Donald J. Trump joined Yahoo Finance for a wide-ranging conversation covering topics such as the U.S. economy, COVID-19 vaccines, cryptocurrencies, and his thinking on a third run for the presidency in 2024. The full interview will be released on Monday.
Former President Donald Trump told Yahoo Finance that inflation is one of the issues that will help him determine if he will run for the Republican presidential nomination in 2024.
Soaring prices have become a fixture of the pandemic-era recovery, with supply and labor bottlenecks converging with strong global demand to push up inflation.
In an exclusive interview with Yahoo Finance Live on Friday, Trump zeroed in on spiking energy prices, with crude (CL=F) recently flirting with $80 per barrel. On Monday, oil futures spiked to their highest levels since 2014.
"And it's very scary when you look at gasoline from $1.87 a gallon when I was president, it went from $1.87 and now it's well over $5 that it's going to go a lot higher," the 45th President predicted.
Although gas prices are considerably higher than when Trump left office, recent data shows the price of gasoline lower than he claimed. AAA's daily gas price monitor shows the average price nationwide for a gallon of gas was $3.19 on October 3, and $4.40 in California — where gas costs more than in any other state.
Still, Trump echoed rising concerns about surging prices. Headline consumer prices are up 5.3% year over year, while supply chain troubles and labor shortages are threatening to push them up even higher.
Core prices have risen at a slightly slower rate — but a 25% year-over-year spike in energy prices is acting as a tax on consumers just ahead of the holiday shopping season. The price of crude oil futures has more than doubled since last year, pushing up prices at the pump.
"It looks to me like inflation is going to ravage our country," Trump told Yahoo Finance.
The Federal Reserve's Open Market Committee insists much of the price pressures are temporary, but recently lifted its inflation forecast for 2021 to 4.2%. The central bank attributed the increase to supply chain bottlenecks as the U.S. and global economies recover from the COVID-19 pandemic.
“The combination of strong demand for goods and the bottlenecks has meant that inflation is running well above target," Fed Chairman Jay Powell recently stated during a panel discussion with other central bank leaders from around the world.
Energy inflation: 'They're asking OPEC for help'
The Biden Administration recently asked OPEC nations like Saudi Arabia to pump more oil to ease inflationary pressure and keep the global economic recovery from stalling out.
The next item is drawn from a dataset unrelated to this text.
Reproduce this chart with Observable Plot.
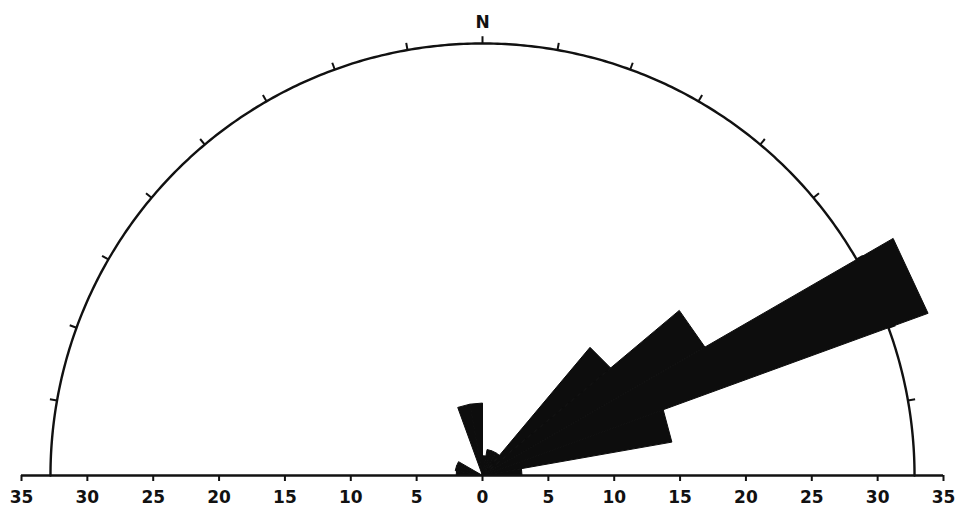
<!DOCTYPE html>
<html>
<head>
<meta charset="utf-8">
<script src="https://cdn.jsdelivr.net/npm/d3@7"></script>
<script src="https://cdn.jsdelivr.net/npm/@observablehq/plot@0.6"></script>
<style>
  html, body { margin: 0; padding: 0; background: #fff; }
  #chart svg { display: block; font-family: "DejaVu Sans", "Liberation Sans", sans-serif; }
  #chart svg text { font-weight: bold; }
</style>
</head>
<body>
<div id="chart"></div>
<script>
// Rose diagram of orientations, 10-degree bins measured clockwise from north.
const binStart = [-90, -80, -70, -20, -10, 0, 10, 20, 30, 40, 50, 60, 70, 80];
const binValue = [2.0, 2.1, 2.1, 5.5, 5.5, 1.5, 2.0, 2.0, 2.0, 12.7, 19.5, 36.0, 14.6, 3.0];
const binWidth = 10;

// Reference circle and its azimuth ticks
const circleRadius = 32.8;
const circleTickAzimuths = [-80, -70, -60, -50, -40, -30, -20, -10, 0, 10, 20, 30, 40, 50, 60, 70, 80];

// Scale along the base line
const axisTicks = [-35, -30, -25, -20, -15, -10, -5, 0, 5, 10, 15, 20, 25, 30, 35];
const northLabel = "N";

const width = 955, height = 509;
const marginLeft = 21, marginRight = 12, marginTop = 0, marginBottom = 34;
const unit = (width - marginLeft - marginRight) / 70;
const yMax = (height - marginTop - marginBottom) / unit;

const rad = Math.PI / 180;
const polar = (az, r) => ({x: r * Math.sin(az * rad), y: r * Math.cos(az * rad)});

// Each petal is a triangle from the centre to the two bin edges
const petals = binStart.flatMap((a0, i) => {
  const v = binValue[i], a1 = a0 + binWidth;
  return [
    {bin: i, ...polar(a0, 0)},
    {bin: i, ...polar(a0, v)},
    {bin: i, ...polar(a1, v)},
    {bin: i, ...polar(a1, 0)}
  ];
});

const arc = d3.range(-90, 90.01, 0.5).map(a => polar(a, circleRadius));
const arcTicks = circleTickAzimuths.map(a => {
  const p = polar(a, circleRadius), q = polar(a, circleRadius + 0.55);
  return {x1: p.x, y1: p.y, x2: q.x, y2: q.y};
});

const chart = Plot.plot({
  width, height, marginLeft, marginRight, marginTop, marginBottom,
  x: {domain: [-35, 35], axis: null},
  y: {domain: [0, yMax], axis: null},
  marks: [
    Plot.line(arc, {x: "x", y: "y", stroke: "#111", strokeWidth: 2.4, curve: "linear"}),
    Plot.link(arcTicks, {x1: "x1", y1: "y1", x2: "x2", y2: "y2", stroke: "#111", strokeWidth: 2}),
    Plot.line(petals, {x: "x", y: "y", z: "bin", fill: "#0d0d0d", stroke: "#0d0d0d", strokeWidth: 1}),
    Plot.ruleY([0], {stroke: "#111", strokeWidth: 2.4}),
    Plot.axisX(axisTicks, {
      anchor: "bottom", tickSize: 6, tickPadding: 9, strokeWidth: 2,
      tickFormat: d => Math.abs(d), fontSize: 17, stroke: "#111", fill: "#111"
    }),
    Plot.text([northLabel], {x: 0, y: circleRadius + 1.6, text: d => d, fontSize: 17, fill: "#111", lineAnchor: "middle"})
  ]
});
document.getElementById("chart").append(chart);
</script>
</body>
</html>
However, the former president criticized his successor's energy policies.
"Don't forget, OPEC already turned down the United States," Trump said, highlighting gains made toward U.S. energy independence during his time in office. "And now all of a sudden they're asking OPEC for help," Trump added.
OPEC ministers will meet this week to discuss pricing and increasing production. They agreed last July to boost production by 400,000 barrels a day through April of next year.
Trump expects the price of crude and gasoline to keep rising, "What it's going to be at a year from now, I think is going to be much higher than" current levels, he said.